Stepped on the scale this morning after 3 good days of eating and I am at 122.5, which makes me believe this is my actual weight (water retention aside, considering the alcohol consumed at the Wedding this last weekend). I am okay with this number. I am okay with how my clothes fit. I am okay with how I look.
So why am I constantly obsessing about gaining weight, what I eat, and what the scale will say when I feel "thin enough" to step on it? That isn't healthy. That isn't any way to live. When I am put in a social situation that revolves around food, I feel like I can't control myself. This fear, leads to a feeling of stress, thoughts of failure enter my head, and I eat. I stop listening to my body. I think the fear of failure in this journey is all encompassing for me right now. Instead of celebrating my successes, such as losing 70lb, becoming a vegetarian who understands eating for health, becoming physically healthy and active, becoming a runner, being a size 2, xs, ext.. are all over shadowed by the extreme fear that I won't be able to keep this up. That I will slip up, realize that I didn't actually change at all, and go back to how I was before.
Weekends with food have come, and went, and will continue to come and go for the next few weeks. I have taken them in stride, made some healthy and some not healthy decisions, and maintained within my goal range the entire time. This is true maintenance. Why have I let my fear rule the decisions I probably would have made without it being around? Yes, I have eaten not-so-healthy on the weekends, but this is temporarily, and when I get home I always return back to my healthy habits. I still work out 5 days a week. I still drink water. I still eat breakfast. I still eat portioned desserts.
I am ready to try the more intuitive approach to this journey. I am ready to let go (at least temporarily) of the scale and the cruel number attached to it, a number I might add, that does not define my self worth, and should never define yours.

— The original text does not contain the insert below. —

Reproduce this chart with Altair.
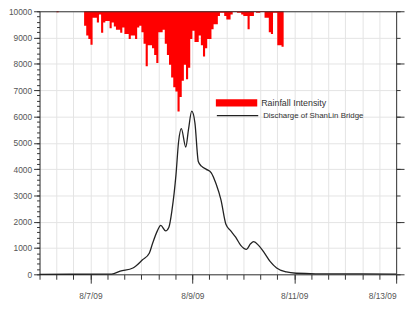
import altair as alt
import pandas as pd

# ---------------- data ----------------
rain_start = "2009-08-06T21:00:00"
rain_values = [5.5, 9.2, 10.5, 12.7, 2.5, 2.5, 4.3, 1.2, 8.2, 4.3,
               3.7, 3.7, 6.5, 4.3, 5.8, 7.0, 7.0, 8.2, 6.2, 8.6,
               8.6, 10.5, 9.2, 9.2, 10.5, 6.2, 5.5, 8.0, 12.3, 20.9,
               12.9, 12.9, 14.1, 16.6, 19.7, 8.0, 8.0, 7.0, 12.3, 16.6,
               20.3, 25.2, 28.9, 30.5, 38.1, 32.6, 26.4, 20.3, 25.8, 21.5,
               10.5, 7.4, 11.7, 11.7, 9.2, 12.9, 17.2, 14.1, 10.5, 10.5,
               6.8, 4.9, 4.9, 1.8, 0.6, 0.6, 1.8, 3.1, 3.1, 1.2,
               0.3, 0.3, 0.6, 0.6, 1.2, 1.8, 1.8, 6.8, 1.8, 1.8,
               0.3, 0.6, 0.6, 0.3, 0.3, 2.5, 2.5, 8.0, 8.6, 0.6,
               0.6, 12.9, 12.9, 13.5]
extra_rain_times = ["2009-08-06T08:00:00"]
extra_rain_values = [0.4]

discharge_hours = [0, 34, 38, 44, 48.5, 51.7, 53.2, 55.5, 57.1, 59.4,
                   60.9, 62.4, 64.3, 65.5, 66.8, 68.9, 70.2, 71.7, 73.2, 74.8,
                   76.3, 78.6, 80.9, 83.2, 85.5, 87.8, 90.1, 92.4, 94.8, 97.5,
                   99.4, 100.9, 103.2, 105.6, 108.6, 111.7, 116.3, 120.9, 130, 168]
discharge_values = [0, 10, 120, 240, 550, 800, 1160, 1650, 1860, 1650,
                    1780, 2440, 3800, 5030, 5540, 4840, 5520, 6200, 5760, 4290,
                    4110, 3990, 3860, 3430, 2820, 1900, 1650, 1410, 1100, 950,
                    1160, 1240, 1100, 850, 490, 240, 90, 40, 20, 10]

rain_label = "Rainfall Intensity"
q_label = "Discharge of ShanLin Bridge"

# ---------------- frames ----------------
# hourly rainfall as a stepped area (each value holds for one hour)
times, vals = [], []
for t, v in zip(extra_rain_times, extra_rain_values):
    times += [pd.Timestamp(t), pd.Timestamp(t) + pd.Timedelta(hours=1)]
    vals += [v, 0.0]
t0 = pd.Timestamp(rain_start)
for i, v in enumerate(rain_values):
    times.append(t0 + pd.Timedelta(hours=i))
    vals.append(v)
times.append(t0 + pd.Timedelta(hours=len(rain_values)))
vals.append(0.0)
rain_df = pd.DataFrame({"t": times, "rain": vals})
rain_df["series"] = rain_label

base = pd.Timestamp("2009-08-06")
q_df = pd.DataFrame({
    "t": [base + pd.Timedelta(hours=h) for h in discharge_hours],
    "q": discharge_values,
})
q_df["series"] = q_label

# ---------------- scales / axes ----------------
xscale = alt.Scale(domain=[alt.DateTime(year=2009, month=8, date=6),
                           alt.DateTime(year=2009, month=8, date=13)])
major_x = [alt.DateTime(year=2009, month=8, date=d) for d in (7, 9, 11, 13)]
minor_x = [alt.DateTime(year=2009, month=8, date=6 + h // 24, hours=h % 24)
           for h in range(0, 169, 8)]

FONT = "Liberation Sans"
AX = "#333333"
GRID = "#e4e4e4"

rain_scale = alt.Scale(domain=[0, 100], reverse=True, nice=False, zero=False)
q_scale = alt.Scale(domain=[0, 10000], nice=False)

bars = alt.Chart(rain_df).mark_area(interpolate="step-after").encode(
    x=alt.X("t:T", scale=xscale,
            axis=alt.Axis(orient="bottom", values=minor_x, labels=False, tickSize=5,
                          grid=True, gridColor=GRID, domain=False, title=None,
                          tickColor=AX)),
    y=alt.Y("rain:Q", scale=rain_scale,
            axis=alt.Axis(orient="right", values=list(range(0, 101, 20)), labels=False,
                          tickSize=8, grid=False, title=None, domainColor=AX,
                          tickColor=AX)),
    y2=alt.datum(0),
    color=alt.Color("series:N",
                    scale=alt.Scale(domain=[rain_label], range=["#ff0000"]),
                    legend=alt.Legend(orient="none", legendX=179, legendY=72, title=None,
                                      symbolType="M-1,-0.17H1V0.17H-1Z", symbolSize=1764,
                                      symbolStrokeWidth=0, labelFontSize=9, labelFont=FONT,
                                      labelColor="#333", padding=0, labelOffset=4)),
)

rain_minor = alt.Chart(rain_df).mark_line(opacity=0).encode(
    x=alt.X("t:T", scale=xscale, axis=None),
    y=alt.Y("rain:Q", scale=rain_scale,
            axis=alt.Axis(orient="right", values=list(range(0, 101, 10)), labels=False,
                          tickSize=4, grid=False, domain=False, title=None, tickColor=AX)),
)

line = alt.Chart(q_df).mark_line(strokeWidth=1.3, interpolate="monotone").encode(
    x=alt.X("t:T", scale=xscale,
            axis=alt.Axis(orient="bottom", values=major_x, format="%-m/%-d/%y",
                          tickSize=9, labelPadding=9, grid=False, title=None,
                          domainColor=AX, tickColor=AX)),
    y=alt.Y("q:Q", scale=q_scale,
            axis=alt.Axis(orient="left", values=list(range(0, 10001, 1000)), format="d",
                          tickSize=6, labelPadding=2, grid=True, gridColor=GRID,
                          title=None, domainColor=AX, tickColor=AX)),
    stroke=alt.Stroke("series:N",
                      scale=alt.Scale(domain=[q_label], range=["#222222"]),
                      legend=alt.Legend(orient="none", legendX=179, legendY=84, title=None,
                                        symbolType="stroke", symbolSize=1764,
                                        symbolStrokeWidth=1.3, labelFontSize=8,
                                        labelFont=FONT, labelColor="#333", padding=0,
                                        labelOffset=4)),
)

q_minor = alt.Chart(q_df).mark_line(opacity=0).encode(
    x=alt.X("t:T", scale=xscale,
            axis=alt.Axis(orient="top", labels=False, ticks=False, grid=False,
                          domain=True, domainColor=AX, title=None, zindex=2)),
    y=alt.Y("q:Q", scale=q_scale,
            axis=alt.Axis(orient="left", values=list(range(0, 10001, 200)), labels=False,
                          tickSize=3, grid=False, domain=False, title=None, tickColor=AX)),
)

chart = alt.layer(bars, rain_minor, line, q_minor).resolve_scale(
    y="independent"
).resolve_axis(
    x="independent", y="independent"
).properties(
    width=362, height=267,
    padding={"left": 32, "top": 1, "right": 10, "bottom": 40},
    autosize=alt.AutoSizeParams(type="none"),
).configure_view(
    strokeWidth=0
).configure_axis(
    labelFont=FONT, labelFontSize=8.5, labelColor="#555555"
)

chart.save("out.html", embed_options={"renderer": "svg", "actions": False})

Inches remained the same this month, which is good - means my body shape has decided it is happy with where it is at.
So here's the plan:
- Track food, but not every slice of tomato or tablespoon of onion that I add to my salad. I will track the calorie heavy stuff, such as salad dressings, cheeses, starchy vegetables, and higher calorie/fat vegetables like avocado's.

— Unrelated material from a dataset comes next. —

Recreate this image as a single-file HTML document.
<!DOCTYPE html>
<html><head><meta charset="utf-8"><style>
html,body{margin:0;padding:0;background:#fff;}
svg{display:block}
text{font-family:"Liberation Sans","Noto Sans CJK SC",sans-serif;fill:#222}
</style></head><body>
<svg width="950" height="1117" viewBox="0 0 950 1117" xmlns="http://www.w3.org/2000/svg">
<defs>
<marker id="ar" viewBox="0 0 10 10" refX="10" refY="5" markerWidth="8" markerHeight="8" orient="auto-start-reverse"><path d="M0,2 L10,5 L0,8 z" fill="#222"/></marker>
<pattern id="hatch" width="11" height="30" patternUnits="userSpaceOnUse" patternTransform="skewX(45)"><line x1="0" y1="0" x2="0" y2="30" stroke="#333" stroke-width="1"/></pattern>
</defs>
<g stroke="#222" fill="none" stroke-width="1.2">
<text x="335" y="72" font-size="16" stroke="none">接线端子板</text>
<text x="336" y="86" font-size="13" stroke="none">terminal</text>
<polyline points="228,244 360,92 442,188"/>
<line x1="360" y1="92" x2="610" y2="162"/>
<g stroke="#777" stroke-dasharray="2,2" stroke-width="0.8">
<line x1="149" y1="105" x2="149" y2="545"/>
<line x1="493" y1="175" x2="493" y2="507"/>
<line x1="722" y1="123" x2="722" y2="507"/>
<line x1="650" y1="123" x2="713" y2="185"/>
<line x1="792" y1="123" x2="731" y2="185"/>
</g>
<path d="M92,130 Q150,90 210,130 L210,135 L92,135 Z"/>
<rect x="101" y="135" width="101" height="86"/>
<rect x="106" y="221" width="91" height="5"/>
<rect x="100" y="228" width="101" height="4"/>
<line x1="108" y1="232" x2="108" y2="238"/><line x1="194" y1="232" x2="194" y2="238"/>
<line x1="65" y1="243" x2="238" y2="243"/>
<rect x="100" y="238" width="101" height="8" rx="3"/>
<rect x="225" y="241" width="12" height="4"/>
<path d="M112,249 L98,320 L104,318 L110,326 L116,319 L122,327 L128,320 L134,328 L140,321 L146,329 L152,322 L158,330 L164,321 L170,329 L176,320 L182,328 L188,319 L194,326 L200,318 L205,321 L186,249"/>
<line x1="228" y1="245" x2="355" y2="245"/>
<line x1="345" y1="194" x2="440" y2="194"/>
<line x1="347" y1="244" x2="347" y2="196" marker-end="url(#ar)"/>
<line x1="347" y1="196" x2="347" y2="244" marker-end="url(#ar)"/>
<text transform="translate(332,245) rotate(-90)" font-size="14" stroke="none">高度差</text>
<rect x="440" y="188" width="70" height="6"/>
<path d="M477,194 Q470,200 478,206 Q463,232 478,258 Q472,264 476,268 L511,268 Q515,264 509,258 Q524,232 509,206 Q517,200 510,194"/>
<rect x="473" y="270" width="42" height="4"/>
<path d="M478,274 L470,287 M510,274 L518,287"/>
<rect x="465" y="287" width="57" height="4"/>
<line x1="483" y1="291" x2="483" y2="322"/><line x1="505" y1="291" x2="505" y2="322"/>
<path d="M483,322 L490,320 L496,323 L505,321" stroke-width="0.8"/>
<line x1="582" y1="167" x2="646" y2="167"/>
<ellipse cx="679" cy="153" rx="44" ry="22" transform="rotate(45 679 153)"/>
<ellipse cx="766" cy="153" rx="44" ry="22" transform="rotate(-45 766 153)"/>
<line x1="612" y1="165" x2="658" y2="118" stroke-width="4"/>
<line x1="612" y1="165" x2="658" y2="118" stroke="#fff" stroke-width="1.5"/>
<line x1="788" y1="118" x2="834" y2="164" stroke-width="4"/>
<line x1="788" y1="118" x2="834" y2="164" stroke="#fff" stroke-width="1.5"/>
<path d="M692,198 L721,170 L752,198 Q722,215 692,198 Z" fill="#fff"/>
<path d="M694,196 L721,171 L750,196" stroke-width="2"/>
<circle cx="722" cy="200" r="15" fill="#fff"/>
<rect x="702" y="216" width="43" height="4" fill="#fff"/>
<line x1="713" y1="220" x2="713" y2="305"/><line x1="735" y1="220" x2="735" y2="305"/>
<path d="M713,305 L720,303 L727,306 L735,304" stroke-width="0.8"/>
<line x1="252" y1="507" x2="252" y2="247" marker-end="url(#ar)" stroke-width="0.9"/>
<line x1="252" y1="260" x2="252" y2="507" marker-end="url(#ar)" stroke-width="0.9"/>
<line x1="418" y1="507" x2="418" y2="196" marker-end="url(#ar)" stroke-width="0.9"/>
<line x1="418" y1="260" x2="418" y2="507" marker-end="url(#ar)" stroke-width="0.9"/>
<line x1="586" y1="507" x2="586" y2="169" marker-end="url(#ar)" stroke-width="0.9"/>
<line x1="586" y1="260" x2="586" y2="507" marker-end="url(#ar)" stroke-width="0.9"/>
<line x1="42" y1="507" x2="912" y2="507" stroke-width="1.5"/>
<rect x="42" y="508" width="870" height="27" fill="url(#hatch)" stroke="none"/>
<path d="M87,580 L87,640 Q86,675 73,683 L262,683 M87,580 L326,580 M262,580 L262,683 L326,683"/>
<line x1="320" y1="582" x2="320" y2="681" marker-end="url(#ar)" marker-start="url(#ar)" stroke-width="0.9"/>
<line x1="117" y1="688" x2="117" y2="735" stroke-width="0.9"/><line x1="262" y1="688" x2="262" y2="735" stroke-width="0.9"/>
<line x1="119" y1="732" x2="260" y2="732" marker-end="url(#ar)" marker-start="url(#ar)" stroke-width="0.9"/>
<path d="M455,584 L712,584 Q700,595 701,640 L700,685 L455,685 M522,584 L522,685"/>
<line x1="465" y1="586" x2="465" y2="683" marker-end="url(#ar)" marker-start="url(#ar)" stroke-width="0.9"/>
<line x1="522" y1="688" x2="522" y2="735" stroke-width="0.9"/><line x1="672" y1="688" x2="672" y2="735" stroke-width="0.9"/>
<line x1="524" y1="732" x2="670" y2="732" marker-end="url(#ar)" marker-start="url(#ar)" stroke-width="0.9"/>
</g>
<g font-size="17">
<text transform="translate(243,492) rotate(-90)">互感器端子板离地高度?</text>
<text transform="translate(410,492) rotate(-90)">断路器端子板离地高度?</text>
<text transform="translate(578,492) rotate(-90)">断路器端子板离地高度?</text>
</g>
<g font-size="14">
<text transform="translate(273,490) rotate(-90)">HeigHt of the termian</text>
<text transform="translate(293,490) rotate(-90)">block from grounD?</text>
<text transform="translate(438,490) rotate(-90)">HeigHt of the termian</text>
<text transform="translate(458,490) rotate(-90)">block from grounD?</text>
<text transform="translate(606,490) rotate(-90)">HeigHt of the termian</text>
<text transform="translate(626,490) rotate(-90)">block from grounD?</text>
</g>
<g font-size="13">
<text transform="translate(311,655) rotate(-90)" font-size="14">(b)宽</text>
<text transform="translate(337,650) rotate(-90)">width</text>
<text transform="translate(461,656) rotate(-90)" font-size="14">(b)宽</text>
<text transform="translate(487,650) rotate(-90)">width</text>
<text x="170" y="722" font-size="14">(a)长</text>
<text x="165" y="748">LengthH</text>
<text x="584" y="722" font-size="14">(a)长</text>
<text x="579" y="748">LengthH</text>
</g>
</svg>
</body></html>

- Weigh myself on the 1st of every month. Yes, you read correctly. The next time I step on the scale it will be October 1st.

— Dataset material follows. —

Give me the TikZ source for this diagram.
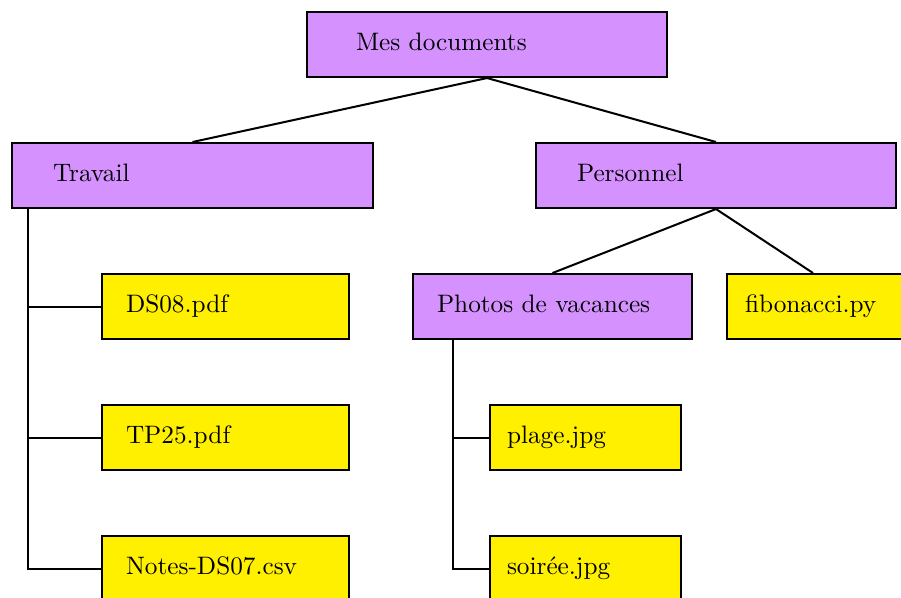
\documentclass[tikz,border=0pt]{standalone}
\usepackage{tikz}
\newcommand\pxu{0.396pt}
\definecolor{dirfill}{RGB}{213,146,255}
\definecolor{filefill}{RGB}{255,240,0}
\tikzset{
  entry/.style={draw, thick, anchor=north west, align=left,
    inner ysep=0pt, minimum height=65*\pxu,
    text height=7.6pt, text depth=2.8pt},
  dirbox/.style={entry, fill=dirfill},
  filebox/.style={entry, fill=filefill},
  % width and left text inset, both in picture units
  wide/.style 2 args={minimum width=#1*\pxu, inner xsep=#2*\pxu,
    text width=(#1-2*#2)*\pxu},
  link/.style={thick}
}
\begin{document}
\begin{tikzpicture}[x=\pxu, y=-\pxu]
\useasboundingbox (0,0) rectangle (901,597);
\clip (0,0) rectangle (901,597);

% folders
\node[dirbox, wide={360}{49}] (root)   at (306,11)  {Mes documents};
\node[dirbox, wide={361}{41}] (travail) at (11,142) {Travail};
\node[dirbox, wide={360}{41}] (perso)  at (535,142) {Personnel};
\node[dirbox, wide={279}{24}] (photos) at (412,273) {Photos de vacances};

% files
\node[filebox, wide={247}{24}] (ds08)  at (101,273) {DS08.pdf};
\node[filebox, wide={247}{24}] (tp25)  at (101,404) {TP25.pdf};
\node[filebox, wide={247}{24}] (notes) at (101,535) {Notes-DS07.csv};
\node[filebox, wide={210}{18}] (fibo)  at (726,273) {fibonacci.py};
\node[filebox, wide={191}{17}] (plage) at (489,404) {plage.jpg};
\node[filebox, wide={191}{17}] (soiree) at (489,535) {soirée.jpg};

% top-level links
\draw[link] (root.south) -- (travail.north);
\draw[link] (root.south) -- (perso.north);
\draw[link] (perso.south) -- (photos.north);
\draw[link] (perso.south) -- ([xshift=87*\pxu]fibo.north west);

% list-style branches
\coordinate (tv) at ([xshift=17*\pxu]travail.south west);
\draw[link] (tv) |- (notes.west);
\draw[link] (ds08.west) -- (ds08.west -| tv);
\draw[link] (tp25.west) -- (tp25.west -| tv);

\coordinate (pv) at ([xshift=41*\pxu]photos.south west);
\draw[link] (pv) |- (soiree.west);
\draw[link] (plage.west) -- (plage.west -| pv);
\end{tikzpicture}
\end{document}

- Continue drinking water, eating healthy, taking vitamins, and exercising 5x a week.
- Relish in my accomplishments, including my upcoming half marathon in 10 (!!!!) days.
- Be happy with who I am, what I have done, and the choices that I continue to make. Instead of "Do I really want this piece of chocolate cake?" (the answer is always yes, I always want cake), ask "Will eating this entire piece of cake cause me stress later?" (again, the answer is always yes), so settle with 2 bites, and if I am feeling so inclined, 3, but don't eat more than that, because I don't need more than that.